◆ **Short exercise**: Print the listing as it stands, omitting all images.
========
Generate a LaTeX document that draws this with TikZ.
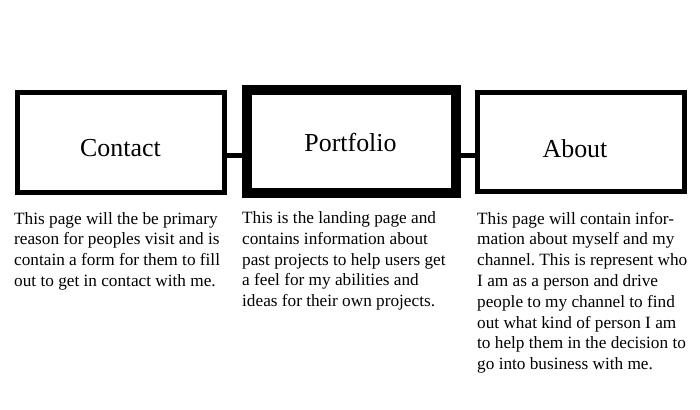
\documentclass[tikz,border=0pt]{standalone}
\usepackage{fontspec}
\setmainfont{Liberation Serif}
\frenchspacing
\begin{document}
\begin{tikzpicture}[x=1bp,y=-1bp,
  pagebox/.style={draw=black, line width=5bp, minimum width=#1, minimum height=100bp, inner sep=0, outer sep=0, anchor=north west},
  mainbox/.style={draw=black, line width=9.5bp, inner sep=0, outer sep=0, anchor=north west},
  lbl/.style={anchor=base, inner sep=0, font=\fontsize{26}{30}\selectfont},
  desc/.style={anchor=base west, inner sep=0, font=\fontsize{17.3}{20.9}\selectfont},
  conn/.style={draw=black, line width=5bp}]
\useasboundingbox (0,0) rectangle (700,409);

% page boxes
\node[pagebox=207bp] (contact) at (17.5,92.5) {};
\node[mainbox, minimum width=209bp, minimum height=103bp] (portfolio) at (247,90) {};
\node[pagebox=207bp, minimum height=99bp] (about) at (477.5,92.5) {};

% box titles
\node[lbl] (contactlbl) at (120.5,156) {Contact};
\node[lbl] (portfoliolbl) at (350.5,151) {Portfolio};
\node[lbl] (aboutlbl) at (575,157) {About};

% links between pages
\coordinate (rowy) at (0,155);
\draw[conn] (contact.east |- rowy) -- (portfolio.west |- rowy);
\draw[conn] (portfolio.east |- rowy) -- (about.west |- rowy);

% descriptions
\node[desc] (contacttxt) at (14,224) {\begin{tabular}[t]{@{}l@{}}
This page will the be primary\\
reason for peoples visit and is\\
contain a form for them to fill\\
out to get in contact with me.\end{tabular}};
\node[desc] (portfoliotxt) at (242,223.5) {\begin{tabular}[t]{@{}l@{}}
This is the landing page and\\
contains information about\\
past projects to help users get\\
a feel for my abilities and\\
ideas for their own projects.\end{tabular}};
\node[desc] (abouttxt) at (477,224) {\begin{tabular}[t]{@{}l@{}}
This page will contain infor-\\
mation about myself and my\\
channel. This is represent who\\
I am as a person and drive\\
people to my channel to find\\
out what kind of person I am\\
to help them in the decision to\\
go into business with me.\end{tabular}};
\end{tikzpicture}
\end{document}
========
◆ **Exercise output**:
Generate a LaTeX document that draws this with TikZ.
\documentclass[tikz,border=0pt]{standalone}
\usepackage{fontspec}
\setmainfont{Liberation Serif}
\frenchspacing
\begin{document}
\begin{tikzpicture}[x=1bp,y=-1bp,
  pagebox/.style={draw=black, line width=5bp, minimum width=#1, minimum height=100bp, inner sep=0, outer sep=0, anchor=north west},
  mainbox/.style={draw=black, line width=9.5bp, inner sep=0, outer sep=0, anchor=north west},
  lbl/.style={anchor=base, inner sep=0, font=\fontsize{26}{30}\selectfont},
  desc/.style={anchor=base west, inner sep=0, font=\fontsize{17.3}{20.9}\selectfont},
  conn/.style={draw=black, line width=5bp}]
\useasboundingbox (0,0) rectangle (700,409);

% page boxes
\node[pagebox=207bp] (contact) at (17.5,92.5) {};
\node[mainbox, minimum width=209bp, minimum height=103bp] (portfolio) at (247,90) {};
\node[pagebox=207bp, minimum height=99bp] (about) at (477.5,92.5) {};

% box titles
\node[lbl] (contactlbl) at (120.5,156) {Contact};
\node[lbl] (portfoliolbl) at (350.5,151) {Portfolio};
\node[lbl] (aboutlbl) at (575,157) {About};

% links between pages
\coordinate (rowy) at (0,155);
\draw[conn] (contact.east |- rowy) -- (portfolio.west |- rowy);
\draw[conn] (portfolio.east |- rowy) -- (about.west |- rowy);

% descriptions
\node[desc] (contacttxt) at (14,224) {\begin{tabular}[t]{@{}l@{}}
This page will the be primary\\
reason for peoples visit and is\\
contain a form for them to fill\\
out to get in contact with me.\end{tabular}};
\node[desc] (portfoliotxt) at (242,223.5) {\begin{tabular}[t]{@{}l@{}}
This is the landing page and\\
contains information about\\
past projects to help users get\\
a feel for my abilities and\\
ideas for their own projects.\end{tabular}};
\node[desc] (abouttxt) at (477,224) {\begin{tabular}[t]{@{}l@{}}
This page will contain infor-\\
mation about myself and my\\
channel. This is represent who\\
I am as a person and drive\\
people to my channel to find\\
out what kind of person I am\\
to help them in the decision to\\
go into business with me.\end{tabular}};
\end{tikzpicture}
\end{document}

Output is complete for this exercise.